The players say NFL clubs fraudulently concealed their violation of federal drug laws in dispensing painkillers to them to keep them on the field despite nagging injuries. The class claims share a common theme with sports concussion litigation alleging the National Football League hid the long-term brain risks of repetitive head injuries in football.
The three-judge panel of the U.S. Court of Appeals for the Ninth Circuit during oral arguments didn’t seem convinced that the players’ class claims were filed within the four-year filing period typically required for civil claims under the federal Racketeer Influenced and Corrupt Organizations Act.
“If they knew they were forced back onto the field too early, why isn’t that constructive notice of an injury?,” Judge N. Randy Smith asked during oral arguments in San Francisco.
Phillip Closius, who represented six retired players and Etopia Evans, the widow of Minnesota Vikings and Baltimore Ravens player Charles Evans, argued that the players’ initial physical injuries weren’t the events that triggered RICO’s statute of limitations. He is with the law firm Silverman Thompson Slutkin in Baltimore.
The operative injury to each player occurred when they became aware of the allegedly fraudulent scheme by NFL teams to dispense pain medications without proper precautions, Closius said.
That fraud wasn’t discovered until 2014, when similar claims in another case were filed, rendering the players’ RICO claims timely, he said.
Closius referred to a would-be class action, Dent v. Nat’l. Football League, resurrected by the Ninth Circuit in September when it ruled NFL collective bargaining agreements didn’t necessarily preempt players’ stay-in-the-game drug claims against the league.
But it was far from clear the three-judge panel saw this appeal the same way. The judges repeatedly questioned how the players weren’t on notice of their claims when they knew about their game-related injuries, knew they received drugs from team physicians and trainers, and knew they were forced to retire early because of injuries that didn’t heal.
“That’s kind of a duh,” Judge Consuelo Maria Callahan said. “They know they have a risk of injury.”
The judges also peppered Closius with questions about whether the players took affirmative steps to investigate their claims, such as getting a second opinion from a physician about the safety of the medications team doctors and trainers gave them.

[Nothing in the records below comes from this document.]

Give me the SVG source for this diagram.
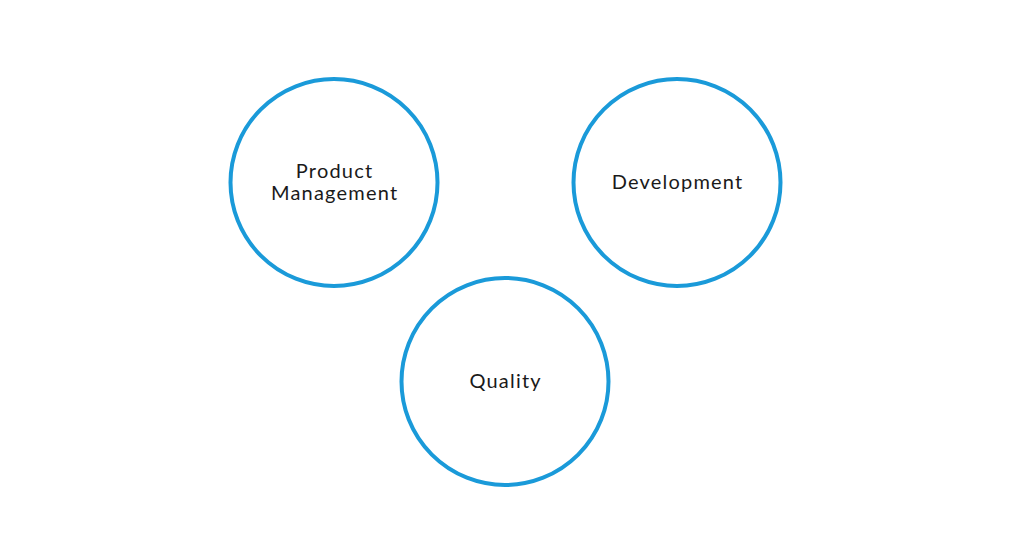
<svg xmlns="http://www.w3.org/2000/svg" width="1022" height="539" viewBox="0 0 1022 539">
<style>
.c{fill:#fff;stroke:#1a9ad9;stroke-width:4}
.t{font-family:Lato,"Noto Sans",sans-serif;font-size:20px;letter-spacing:1.2px;fill:#1a1a1a;text-anchor:middle}
</style>
<rect width="1022" height="539" fill="#fff"/>
<g id="connectors"></g>
<g id="product-management">
<circle class="c" cx="334" cy="182.5" r="103.5"/>
<text class="t" x="334.6" y="177.5">Product</text>
<text class="t" x="334.6" y="199.5">Management</text>
</g>
<g id="development">
<circle class="c" cx="677" cy="182.5" r="103.5"/>
<text class="t" x="677.6" y="189">Development</text>
</g>
<g id="quality">
<circle class="c" cx="505" cy="381.5" r="103.5"/>
<text class="t" x="505.6" y="388">Quality</text>
</g>
</svg>
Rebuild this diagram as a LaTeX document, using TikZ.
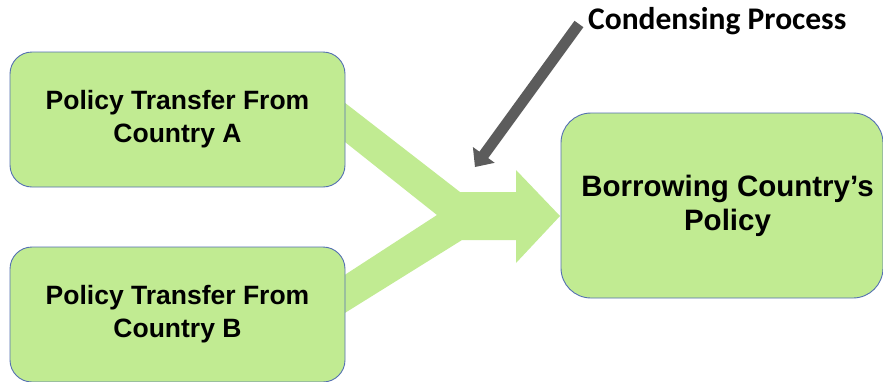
\documentclass[tikz,border=0pt]{standalone}
\usepackage{fontspec}
\setmainfont{Liberation Sans}
\newfontfamily\labelfont{Carlito}
\definecolor{boxfill}{RGB}{193,235,146}
\definecolor{boxline}{RGB}{84,112,178}
\definecolor{pointer}{RGB}{92,92,92}
\newcommand{\nudge}{\hspace*{11pt}}
\begin{document}
\begin{tikzpicture}[x=1pt,y=-1pt,
  policybox/.style={draw=boxline, fill=boxfill, line width=0.9pt,
    rounded corners=22pt, minimum width=335pt, minimum height=135pt,
    align=center, inner sep=0pt,
    font=\bfseries\fontsize{26.5}{33}\selectfont},
  resultbox/.style={policybox, rounded corners=30pt,
    minimum width=322pt, minimum height=185pt,
    font=\bfseries\fontsize{29.5}{34}\selectfont}]
\useasboundingbox (0,0) rectangle (883,381);
\fill[white] (0,0) rectangle (883,381);

% merging block arrow, drawn beneath the boxes
\fill[boxfill] (340,99) -- (460,192) -- (516,192) -- (516,170) -- (560,216)
  -- (516,263) -- (516,240) -- (462,240) -- (340,316) -- (340,278)
  -- (437,215) -- (340,138) -- cycle;

\node[policybox] (srcA) at (177.5,119.5) {Policy Transfer From\\Country A};
\node[policybox] (srcB) at (177.5,314.5) {Policy Transfer From\\Country B};
\node[resultbox] (dest) at (722,205.5) {\nudge Borrowing Country’s\\\nudge Policy};

% pointer from the label down to the merge point
\coordinate (ptail) at (579,24);
\coordinate (ptip) at (475,167);
\fill[pointer] (574.5,20.8) -- (583.4,27.2) -- (488.2,158.1) -- (494.7,162.8)
  -- (ptip) -- (472.9,147) -- (479.4,151.7) -- cycle;

\node[anchor=base west, inner sep=0pt,
  font=\labelfont\bfseries\fontsize{31.5}{37}\selectfont] (cond) at (588,29.5)
  {Condensing Process};
\end{tikzpicture}
\end{document}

That theme was amplified by Gregg Levy who argued for the NFL teams that “there are no allegations of due diligence to discover their claims and that is fatal to their case.” Levy is with Covington & Burling LLP in Washington.
Levy also noted that the players had notice of their injuries at least five years ago when they filed workers’ compensation claims for their injuries.
A decision on the appeal isn’t expected for several months.
Judges Mary H. Murguia, Callahan, and Smith heard arguments in the appeal.
Silverman Thompson Slutkin White, as well as Robbins Geller Rudman & Dowd represented the plaintiffs.
Skadden Arps Slate Meagher & Flom, as well as Covington & Burling and Akin Gump Strauss Hauer Feld represented the NFL clubs.
The case is Evans v. Arizona Cardinals, 9th Cir., No. 17-16693, oral argument 12/19/18.